Top 10 Stadiums
10. Indianapolis Motor Speedway
If the seating surrounding a 4 km speedway track constitutes a stadium, (and officially it does), then there is no way the 257,000 capacity IMS can miss out on a place in the top ten. It hosts several motorsport events, and has been around since 1909.
9. Turk Telecom Arena
Home to Galatasary, the Turk Telecom Arena replaced Ali Sami Yen in 2011. Not the largest capacity stadium, but it makes the list for its tinderbox atmosphere, which admittedly is not always a pleasant one. On March 18, 2011, it achieved an accolade to shout about: a Guinness World Record for 'loudest crowd roar at a sport stadium' with a recorded 131.76 decibels.
8. London Olympic stadium
The centrepoint of the London 2012 Olympic park has a capacity of 80,000, and was four years in the making. It boasts environmental credentials too; using minimal steel and recycled granite, in addition to the transportation of building materials using boats rather than lorries. It will be West Ham Utd FC’s ground from 2016.
7. Allianz Arena
Bayern Munich’s 71,000-capacity home stadium is a visual treat when illuminated at night. The luminous exterior features 2,874 panels, which can each be lit either red, white or blue. It hosted the 2012 Champions League Final and also houses a museum dedicated to the home team.
6. Old Trafford
Known as the ‘Theatre of Dreams’, the home ground of Manchester United is the UK’s second-largest stadium, and the scene of many historic footballing moments. The west-side of the stadium, known as the Stretford end, is home to the hard-core United fans and a statue of its king, Dennis Law.
5. Santiago Bernabéu
Named for the club’s former chairman, the home ground of Real Madrid is recognisable throughout the world.

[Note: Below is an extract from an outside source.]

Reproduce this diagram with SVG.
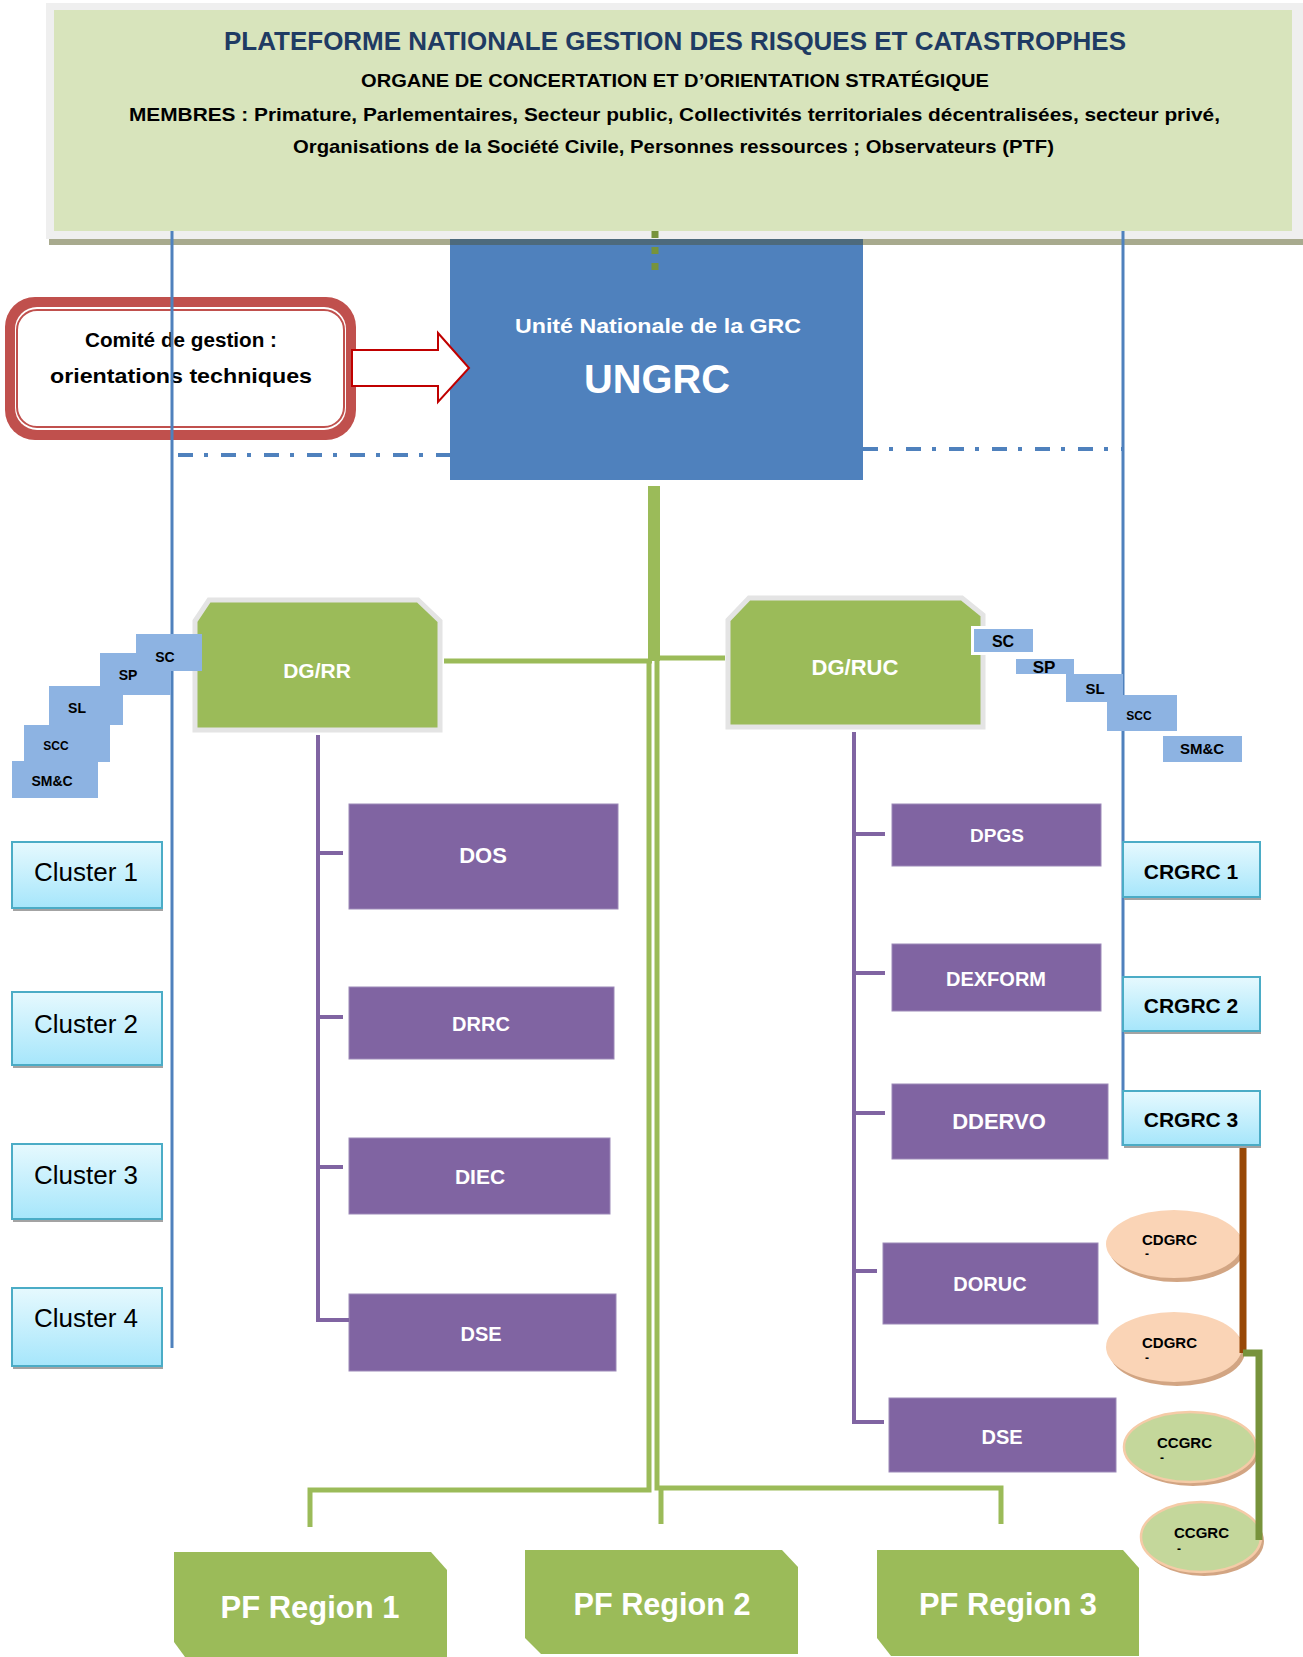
<svg xmlns="http://www.w3.org/2000/svg" width="1303" height="1657" viewBox="0 0 1303 1657">
<defs>
<linearGradient id="cy" x1="0" y1="0" x2="0" y2="1">
<stop offset="0" stop-color="#E6F9FE"/>
<stop offset="1" stop-color="#A6E6FB"/>
</linearGradient>
<style>
.f{font-family:"Liberation Sans",Arial,sans-serif;font-weight:bold}
.r{font-family:"Liberation Sans",Arial,sans-serif;font-weight:normal}
.w{fill:#FFFFFF}
.k{fill:#000000}
.mid{text-anchor:middle}
.grn{fill:#9BBB59;stroke:#E4E4E4;stroke-width:5}
.pur{fill:#8064A2;stroke:#9C89B8;stroke-width:1}
.sq{fill:#8DB3E2}
.cl{fill:url(#cy);stroke:#4BACC6;stroke-width:2}
.sh{fill:#A3A3A3}
.pf{fill:#9BBB59}
.bl{stroke:#4F81BD;stroke-width:3;fill:none}
.dd{stroke:#4F81BD;stroke-width:4;fill:none;stroke-dasharray:15 11 4 13}
.gl{stroke:#9BBB59;stroke-width:5;fill:none}
.pl{stroke:#8064A2;stroke-width:4;fill:none}
</style>
</defs>
<rect width="1303" height="1657" fill="#FFFFFF"/>

<g id="banner">
<rect x="46" y="3" width="1257" height="236" fill="#EFEFEF"/>
<rect x="54" y="10" width="1238" height="221" fill="#D8E4BC"/>
<rect x="49" y="239" width="1254" height="6" fill="#A8AA8E"/>
<text class="f mid" x="675" y="50" font-size="26" fill="#1F3B63" textLength="902" lengthAdjust="spacingAndGlyphs">PLATEFORME NATIONALE GESTION DES RISQUES ET CATASTROPHES</text>
<text class="f mid k" x="675" y="87" font-size="19" textLength="628" lengthAdjust="spacingAndGlyphs">ORGANE DE CONCERTATION ET D’ORIENTATION STRATÉGIQUE</text>
<text class="f mid k" x="674.5" y="121" font-size="19" textLength="1091" lengthAdjust="spacingAndGlyphs">MEMBRES : Primature, Parlementaires, Secteur public, Collectivités territoriales décentralisées, secteur privé,</text>
<text class="f mid k" x="673.5" y="153" font-size="19" textLength="761" lengthAdjust="spacingAndGlyphs">Organisations de la Société Civile, Personnes ressources ; Observateurs (PTF)</text>
</g>

<g id="ungrc">
<rect x="450" y="239" width="413" height="241" fill="#4F81BD"/>
<rect x="450" y="239" width="413" height="6" fill="#4D6A7C"/>
<text class="f mid w" x="658" y="333" font-size="21" textLength="286" lengthAdjust="spacingAndGlyphs">Unité Nationale de la GRC</text>
<text class="f mid w" x="657" y="393" font-size="40" textLength="146" lengthAdjust="spacingAndGlyphs">UNGRC</text>
</g>

<g id="comite">
<rect x="5" y="297" width="351" height="143" rx="30" fill="#C0504D"/>
<rect x="15" y="307" width="331" height="123" rx="22" fill="#FFFFFF"/>
<rect x="17" y="310" width="327" height="117" rx="20" fill="#FFFFFF" stroke="#C0504D" stroke-width="2"/>
<text class="f mid k" x="181" y="347" font-size="20" textLength="192" lengthAdjust="spacingAndGlyphs">Comité de gestion :</text>
<text class="f mid k" x="181" y="383" font-size="21" textLength="262" lengthAdjust="spacingAndGlyphs">orientations techniques</text>
</g>

<g id="arrow">
<polygon points="352,350 438,350 438,333 469,368 438,402 438,386 352,386" fill="#FFFFFF" stroke="#C00000" stroke-width="2"/>
</g>

<g id="dgrr">
<polygon class="grn" points="195,621 209,600 418,600 440,621 440,730 195,730"/>
<text class="f mid w" x="317" y="678" font-size="21">DG/RR</text>
</g>

<g id="dgruc">
<polygon class="grn" points="728,620 749,598 962,598 983,615 983,727 728,727"/>
<text class="f mid w" x="855" y="675" font-size="22">DG/RUC</text>
</g>

<g id="dos"><rect class="pur" x="349" y="804" width="269" height="105"/><text class="f mid w" x="483" y="863" font-size="22">DOS</text></g>
<g id="drrc"><rect class="pur" x="349" y="987" width="265" height="72"/><text class="f mid w" x="481" y="1031" font-size="20">DRRC</text></g>
<g id="diec"><rect class="pur" x="349" y="1138" width="261" height="76"/><text class="f mid w" x="480" y="1184" font-size="21">DIEC</text></g>
<g id="dse1"><rect class="pur" x="349" y="1294" width="267" height="77"/><text class="f mid w" x="481" y="1341" font-size="20">DSE</text></g>

<g id="dpgs"><rect class="pur" x="892" y="804" width="209" height="62"/><text class="f mid w" x="997" y="842" font-size="19">DPGS</text></g>
<g id="dexform"><rect class="pur" x="892" y="944" width="209" height="67"/><text class="f mid w" x="996" y="986" font-size="20">DEXFORM</text></g>
<g id="ddervo"><rect class="pur" x="892" y="1084" width="216" height="75"/><text class="f mid w" x="999" y="1129" font-size="22">DDERVO</text></g>
<g id="doruc"><rect class="pur" x="883" y="1243" width="215" height="81"/><text class="f mid w" x="990" y="1291" font-size="20">DORUC</text></g>
<g id="dse2"><rect class="pur" x="889" y="1398" width="227" height="74"/><text class="f mid w" x="1002" y="1444" font-size="20">DSE</text></g>

<g id="cluster1"><rect class="sh" x="13" y="845" width="150" height="66"/><rect class="cl" x="12" y="842" width="150" height="66"/><text class="r mid k" x="86" y="881" font-size="26">Cluster 1</text></g>
<g id="cluster2"><rect class="sh" x="13" y="995" width="150" height="73"/><rect class="cl" x="12" y="992" width="150" height="73"/><text class="r mid k" x="86" y="1033" font-size="26">Cluster 2</text></g>
<g id="cluster3"><rect class="sh" x="13" y="1147" width="150" height="75"/><rect class="cl" x="12" y="1144" width="150" height="75"/><text class="r mid k" x="86" y="1184" font-size="26">Cluster 3</text></g>
<g id="cluster4"><rect class="sh" x="13" y="1291" width="150" height="78"/><rect class="cl" x="12" y="1288" width="150" height="78"/><text class="r mid k" x="86" y="1327" font-size="26">Cluster 4</text></g>

<g id="cdgrc1">
<ellipse cx="1177" cy="1248" rx="68" ry="34" fill="#D2A583"/>
<ellipse cx="1174" cy="1244" rx="68" ry="34" fill="#FAD4B6"/>
<text class="f k" x="1142" y="1245" font-size="15">CDGRC</text>
<text class="f k" x="1145" y="1258" font-size="12">-</text>
</g>
<g id="cdgrc2">
<ellipse cx="1177" cy="1351" rx="68" ry="35" fill="#D2A583"/>
<ellipse cx="1174" cy="1347" rx="68" ry="35" fill="#FAD4B6"/>
<text class="f k" x="1142" y="1348" font-size="15">CDGRC</text>
<text class="f k" x="1145" y="1362" font-size="12">-</text>
</g>
<g id="ccgrc1">
<ellipse cx="1193" cy="1451" rx="66" ry="35" fill="#D2A583"/>
<ellipse cx="1190" cy="1447" rx="66" ry="35" fill="#C4D79B" stroke="#F5CBA7" stroke-width="2.5"/>
<text class="f k" x="1157" y="1448" font-size="15">CCGRC</text>
<text class="f k" x="1160" y="1462" font-size="12">-</text>
</g>
<g id="ccgrc2">
<ellipse cx="1204" cy="1541" rx="60" ry="35" fill="#D2A583"/>
<ellipse cx="1201" cy="1537" rx="60" ry="35" fill="#C4D79B" stroke="#F5CBA7" stroke-width="2.5"/>
<text class="f k" x="1174" y="1538" font-size="15">CCGRC</text>
<text class="f k" x="1177" y="1553" font-size="12">-</text>
</g>

<g id="pf1"><polygon class="pf" points="174,1552 431,1552 447,1570 447,1657 185,1657 174,1642"/><text class="f mid w" x="310" y="1618" font-size="31" textLength="179" lengthAdjust="spacingAndGlyphs">PF Region 1</text></g>
<g id="pf2"><polygon class="pf" points="525,1550 782,1550 798,1567 798,1654 541,1654 525,1638"/><text class="f mid w" x="662" y="1615" font-size="31" textLength="177" lengthAdjust="spacingAndGlyphs">PF Region 2</text></g>
<g id="pf3"><polygon class="pf" points="877,1550 1123,1550 1139,1568 1139,1656 891,1656 877,1638"/><text class="f mid w" x="1008" y="1615" font-size="31" textLength="178" lengthAdjust="spacingAndGlyphs">PF Region 3</text></g>

<g id="connectors">
<line x1="655" y1="231" x2="655" y2="271" stroke="#77933C" stroke-width="7" stroke-dasharray="7 9"/>
<line class="bl" x1="172" y1="231" x2="172" y2="1348"/>
<line class="bl" x1="1123" y1="231" x2="1123" y2="1146"/>
<line class="dd" x1="178" y1="455" x2="450" y2="455"/>
<line class="dd" x1="450" y1="455" x2="517" y2="455" stroke="#6E97CC"/>
<line class="dd" x1="783" y1="449" x2="863" y2="449" stroke="#6E97CC"/>
<line class="dd" x1="863" y1="449" x2="1123" y2="449"/>
<rect x="648" y="486" width="12" height="175" fill="#9BBB59"/>
<line class="gl" x1="444" y1="661" x2="652" y2="661"/>
<line class="gl" x1="657" y1="658" x2="725" y2="658"/>
<polyline class="gl" points="649,661 649,1490 310,1490 310,1527"/>
<polyline class="gl" points="657,661 657,1488 1001,1488 1001,1524"/>
<line class="gl" x1="661" y1="1488" x2="661" y2="1524"/>
<polyline class="pl" points="318,735 318,1320 349,1320"/>
<line class="pl" x1="318" y1="853" x2="343" y2="853"/>
<line class="pl" x1="318" y1="1017" x2="343" y2="1017"/>
<line class="pl" x1="318" y1="1167" x2="343" y2="1167"/>
<polyline class="pl" points="854,732 854,1422 884,1422"/>
<line class="pl" x1="854" y1="834" x2="885" y2="834"/>
<line class="pl" x1="854" y1="973" x2="885" y2="973"/>
<line class="pl" x1="854" y1="1113" x2="885" y2="1113"/>
<line class="pl" x1="854" y1="1271" x2="877" y2="1271"/>
<line x1="1243" y1="1145" x2="1243" y2="1353" stroke="#984807" stroke-width="7"/>
<polyline points="1243,1353 1259,1353 1259,1540" fill="none" stroke="#77933C" stroke-width="7"/>
</g>

<g id="crgrc1"><rect class="sh" x="1124" y="845" width="137" height="55"/><rect class="cl" x="1123" y="842" width="137" height="55"/><text class="f mid k" x="1191" y="879" font-size="21">CRGRC 1</text></g>
<g id="crgrc2"><rect class="sh" x="1124" y="980" width="137" height="54"/><rect class="cl" x="1123" y="977" width="137" height="54"/><text class="f mid k" x="1191" y="1013" font-size="21">CRGRC 2</text></g>
<g id="crgrc3"><rect class="sh" x="1124" y="1094" width="137" height="54"/><rect class="cl" x="1123" y="1091" width="137" height="54"/><text class="f mid k" x="1191" y="1127" font-size="21">CRGRC 3</text></g>

<g id="side-left">
<rect class="sq" x="100" y="653" width="71" height="42"/><text class="f mid k" x="128" y="680" font-size="14">SP</text>
<rect class="sq" x="136" y="634" width="66" height="37"/><text class="f mid k" x="165" y="662" font-size="14">SC</text>
<rect class="sq" x="49" y="686" width="74" height="39"/><text class="f mid k" x="77" y="713" font-size="14">SL</text>
<rect class="sq" x="24" y="725" width="86" height="37"/><text class="f mid k" x="56" y="750" font-size="12">SCC</text>
<rect class="sq" x="12" y="761" width="86" height="37"/><text class="f mid k" x="52" y="786" font-size="14">SM&amp;C</text>
</g>
<g id="side-right">
<rect x="971" y="626" width="65" height="29" fill="#FFFFFF"/>
<rect class="sq" x="974" y="629" width="59" height="23"/><text class="f mid k" x="1003" y="647" font-size="16">SC</text>
<rect class="sq" x="1016" y="659" width="58" height="15"/><text class="f mid k" x="1044" y="673" font-size="17">SP</text>
<rect class="sq" x="1066" y="674" width="57" height="28"/><text class="f mid k" x="1095" y="694" font-size="15">SL</text>
<rect class="sq" x="1107" y="695" width="70" height="36"/><text class="f mid k" x="1139" y="720" font-size="12">SCC</text>
<rect class="sq" x="1163" y="736" width="79" height="26"/><text class="f mid k" x="1202" y="754" font-size="15">SM&amp;C</text>
</g>
</svg>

Host to four European Cup finals, as well as the 1982 World Cup final, Europe’s third largest stadium could soon become still larger, with four concepts for a 95,000 capacity redevelopment presented last year.
4. Rungnado May Day Stadium
North Korea’s May Day Stadium in Pyongyang is a shoo-in as the world’s largest capacity arena. Seating a massive 150,000, it stages football matches and athletics, as well as the huge-scale celebrations of the nation’s history and the Kim Dynasty.
3. FNB Stadium/Soccer City
Africa’s largest stadium seats 94,736, and hosted the 2010 world cup final to the tune of many vuvuzela’s. Architects created a striking exterior, with the outer-stadium designed to mimic the appearance of an African pot with a ring of lights running around the bottom of the structure to simulate fire underneath. Better-still, there are no restricted views in the stadium.
2. Nou Camp
As Europe’s largest football stadium, and home to arguably its greatest team, Barcelona’s home ground seats just under 100,000, and has staged two European Cup finals (1989 and 1999). It also has hosted large music concerts and even Pope John Paul II, when he conducted mass in 1982.
When it opened in 2007, the new 90,000 capacity Wembley had a lot to live up to. Replacing the stadium seen by many as the "home" of football, New Wembley was endowed with a striking 134-metre-high arch as recompense for the iconic twin towers that were demolished along with old Wembley.
The road to completion was paved with delays and complications including the collapse of sewers due to ground movement and the fall of a steel rafter from the roof. What’s more, the Australian contractor Multiplex made significant losses from the project, and is still involved in legal cases against sub-contractors and consultants.
Interestingly, the largest claim of £253million against Mott McDonald consultants is a UK construction record.
In the end however, Wembley got the impressive stadium it deserved. While the England national side may have yet to repeat its success at the illustrious predecessor, we may safely assume that things can only get better.